New ESPN Boss Jimmy Pitaro: “Morale Is Incredibly High”

Jimmy Pitaro, the former Disney and Yahoo exec who took over earlier this year as ESPN president after the abrupt departure of John Skipper, borrowed at least one page from Skipper’s playbook, meeting with the media after the network’s upfront event.



The press briefing in the Minskoff Theatre went longer than Skipper’s annual scrums with reporters, and it also featured the full senior management team standing in the back and weighing in on some topics. The discussion covered everything from the progress of ESPN+ (Pitaro refused to give numbers but said conversions are “high”) to the Supreme Court ruling legalizing gambling (“the space is interesting to us”) to the network’s relationship with the NFL (“not strained”).

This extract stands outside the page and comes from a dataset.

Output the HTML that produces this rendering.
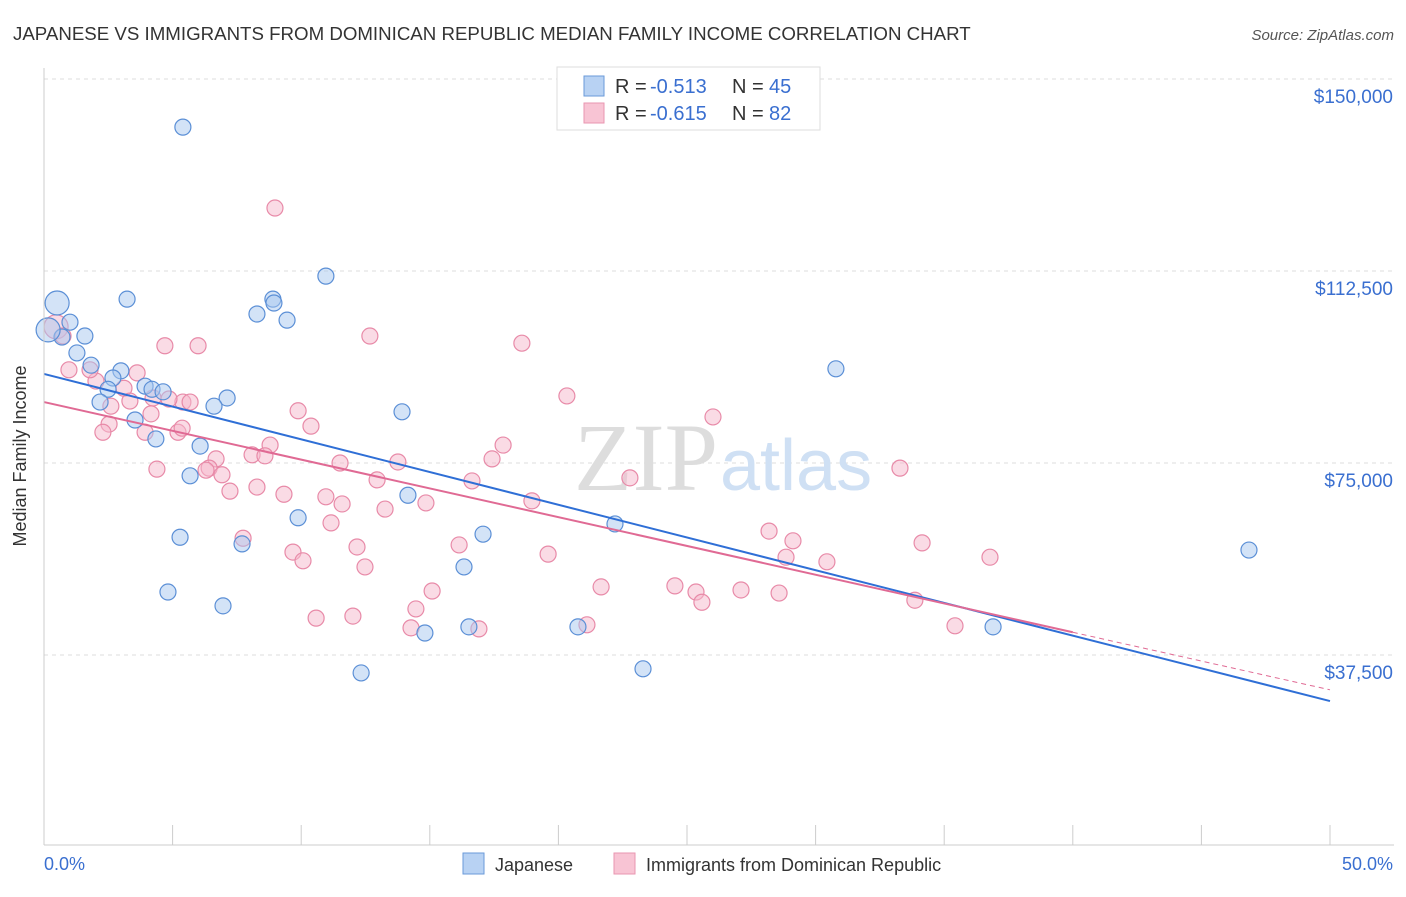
<!DOCTYPE html>
<html><head><meta charset="utf-8"><style>
body{margin:0;background:#fff;font-family:"Liberation Sans",sans-serif;}
svg text{font-family:"Liberation Sans",sans-serif;}
</style></head><body>
<svg id="c" width="1406" height="892" xmlns="http://www.w3.org/2000/svg">
<text x="13" y="40" font-size="18.7" fill="#333">JAPANESE VS IMMIGRANTS FROM DOMINICAN REPUBLIC MEDIAN FAMILY INCOME CORRELATION CHART</text>
<text x="1394" y="40" font-size="15" fill="#555" font-style="italic" text-anchor="end">Source: ZipAtlas.com</text>
<g id="grid"></g>
<text x="718" y="490" font-size="96" fill="#ddd" text-anchor="end" style="font-family:'Liberation Serif',serif">ZIP</text>
<text x="720" y="490" font-size="72" fill="#cfe0f4">atlas</text>
<g id="pts"></g>
<g id="lines"></g>
<g id="axes"></g>
<text x="26" y="456" font-size="18" fill="#333" text-anchor="middle" transform="rotate(-90 26 456)">Median Family Income</text>
<text x="44" y="870" font-size="18" fill="#3a6fd0">0.0%</text>
<text x="1393" y="870" font-size="18" fill="#3a6fd0" text-anchor="end">50.0%</text>
<g>
<rect x="557" y="67" width="263" height="63" fill="#fff" stroke="#ddd"/>
<rect x="584" y="76" width="20" height="20" fill="#b8d2f3" stroke="#6a9ad8"/>
<rect x="584" y="103" width="20" height="20" fill="#f8c4d4" stroke="#e996b0"/>
<text x="615" y="93" font-size="20" fill="#333">R =</text>
<text x="650" y="93" font-size="20" fill="#3a6fd0">-0.513</text>
<text x="732" y="93" font-size="20" fill="#333">N =</text>
<text x="769" y="93" font-size="20" fill="#3a6fd0">45</text>
<text x="615" y="120" font-size="20" fill="#333">R =</text>
<text x="650" y="120" font-size="20" fill="#3a6fd0">-0.615</text>
<text x="732" y="120" font-size="20" fill="#333">N =</text>
<text x="769" y="120" font-size="20" fill="#3a6fd0">82</text>
</g>
<g>
<rect x="463" y="853" width="21" height="21" fill="#b8d2f3" stroke="#6a9ad8"/>
<text x="495" y="871" font-size="18" fill="#333">Japanese</text>
<rect x="614" y="853" width="21" height="21" fill="#f8c4d4" stroke="#e996b0"/>
<text x="646" y="871" font-size="18" fill="#333">Immigrants from Dominican Republic</text>
</g>
</svg>
<script>
const yTicks=[37500,75000,112500,150000];
const yTickLabels=["$37,500","$75,000","$112,500","$150,000"];
const xTicks=[0,5,10,15,20,25,30,35,40,45,50];
const jpX=[5.40,0.51,3.23,10.96,8.90,8.94,8.28,9.45,1.01,1.59,0.70,1.28,1.83,2.99,2.68,2.49,3.93,4.20,4.63,7.12,2.18,6.61,13.92,3.54,4.35,6.07,5.68,14.15,9.88,22.20,5.29,17.07,7.70,16.33,4.82,6.96,14.81,16.52,20.76,12.33,23.29,30.79,46.85,36.90,0.16];
const jpY=[140600,106250,107000,111500,107000,106250,104100,102900,102500,99800,99600,96500,94100,93000,91600,89400,90000,89400,88900,87700,86900,86100,85000,83400,79700,78300,72500,68700,64300,63100,60500,61100,59200,54700,49800,47100,41800,43000,43000,34000,34800,93400,58000,43000,101000];
const drX=[8.98,12.67,18.58,4.70,5.99,0.47,0.74,0.97,2.02,1.79,3.62,3.11,3.34,2.60,4.24,5.40,4.86,5.68,20.33,4.16,9.88,26.01,2.53,2.29,3.93,5.21,5.37,10.38,17.85,8.79,8.09,8.59,6.69,17.42,11.51,13.76,4.39,6.42,6.30,6.92,33.28,16.64,12.95,22.78,7.23,8.28,9.33,10.96,11.59,14.85,13.26,18.97,11.16,7.74,28.19,29.12,16.14,12.17,19.60,9.68,34.14,36.78,28.85,30.44,10.07,12.48,21.66,15.09,24.53,25.35,25.58,27.10,28.58,33.86,14.46,10.58,12.01,14.27,16.91,21.11,35.42];
const drY=[124800,99800,98400,97900,97900,101600,99800,93200,91000,93200,92600,89600,87100,86100,87700,86900,87500,86900,88100,84600,85200,84000,82600,81000,81000,81000,81800,82200,78500,78500,76600,76400,75800,75800,75000,75200,73800,74000,73600,72700,74000,71500,71700,72100,69500,70300,68900,68400,67000,67200,66000,67600,63300,60300,61700,59800,59000,58600,57200,57600,59400,56600,56600,55700,55900,54700,50800,50000,51000,49800,47800,50200,49600,48200,46500,44700,45100,42800,42600,43400,43200];
const jpTrend=[92400,28500];
const drTrend=[86900,30700];
const drSolidEnd=40;
const NS="http://www.w3.org/2000/svg";
const X=v=>44+v*25.72, Y=v=>847-v/37500*192;
function mk(t,a,p){const e=document.createElementNS(NS,t);for(const k in a)e.setAttribute(k,a[k]);p.appendChild(e);return e;}
const grid=document.getElementById('grid'),axes=document.getElementById('axes'),pts=document.getElementById('pts'),lines=document.getElementById('lines');
yTicks.forEach((v,i)=>{
 const l=mk('line',{x1:44,x2:1394,y1:Y(v),y2:Y(v),stroke:'#ddd','stroke-dasharray':'4,4'},grid);
 
 
 const t=mk('text',{x:1393,y:Y(v)+24,'font-size':19,fill:'#3a6fd0','text-anchor':'end'},axes);
 t.textContent=yTickLabels[i];
 
 
});
mk('line',{x1:44,x2:1394,y1:845,y2:845,stroke:'#ccc'},axes);
mk('line',{x1:44,x2:44,y1:68,y2:845,stroke:'#ccc'},axes);
xTicks.forEach(v=>{const t=mk('line',{x1:X(v),x2:X(v),y1:825,y2:845,stroke:'#ccc'},axes);
 
 });
function dots(xs,ys,fill,stroke,name){xs.forEach((x,i)=>{const big=x<0.6;const c=mk('circle',{cx:X(x),cy:Y(ys[i]),r:big?12:8,fill:fill,'fill-opacity':0.5,stroke:stroke,'stroke-width':1.2},pts);
 
 });}
dots(drX,drY,'#f5b8cc','#e88aa8','point-dominican');
dots(jpX,jpY,'#a8c8f0','#5b8fd6','point-japanese');
const jl=mk('line',{x1:X(0),y1:Y(jpTrend[0]),x2:X(50),y2:Y(jpTrend[1]),stroke:'#2f6fd6','stroke-width':2},lines);


const dy=x=>drTrend[0]+(drTrend[1]-drTrend[0])*x/50;
const pl=mk('line',{x1:X(0),y1:Y(dy(0)),x2:X(drSolidEnd),y2:Y(dy(drSolidEnd)),stroke:'#e06a94','stroke-width':2},lines);


const pd=mk('line',{x1:X(drSolidEnd),y1:Y(dy(drSolidEnd)),x2:X(50),y2:Y(dy(50)),stroke:'#e06a94','stroke-width':1,'stroke-dasharray':'5,4'},lines);


</script>
</body></html>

While Pitaro acknowledged that he is still for now living in LA and commuting to Connecticut each week, he said his initial sense is that the waves of change hitting the longtime sports mainstay in recent years have not taken a toll. “Morale is incredibly high,” he said. “The energy that I’m getting is incredibly powerful. We did a town hall in my first or second week on the job. After the town hall, hundreds of people were coming up to me afterward, thousands of people emailing me, just to say how excited they are to be a part of this group.”
As this decade began, ESPN had more than 100 million subscribers. That number has dropped below 87 million, with a mushrooming array of digital options steadily leeching away viewers. Saddled with multi-billion-dollar rights deals for NFL, NBA and Major League Baseball games, the network has initiated several rounds of layoffs and reconceived its operations to try to keep pace with the mobile-driven sports fan. Along the way, some notable talent has left the fold. Through it all, ESPN still routinely puts up gaudy ratings, with the NFL Draft and the NBA Playoffs this spring being two recent examples. Special events are still the bread and butter — it’s filling 24 hours on the air and optimizing digital platforms that has presented a new set of challenges.
“We’re seeing things move quickly,” Pitaro said. “More quickly than they’ve ever moved or changed before. The team has not sat idle. They have made the decision that we are going to invest in building a direct relationship with the customer.”
Pitaro, a 48-year-old New York native steeped in digital media, is said to be a longtime favorite of Disney CEO Bob Iger. His interactions with the media showed a savvy exec who is notably different from Skipper, the lanky, literature-quoting North Carolinian, but with his own crisp style, Pitaro highlighted the consistency that remains at the nearly 40-year-old media company. “The mission statement of ESPN,” he emphasized, “has not changed.”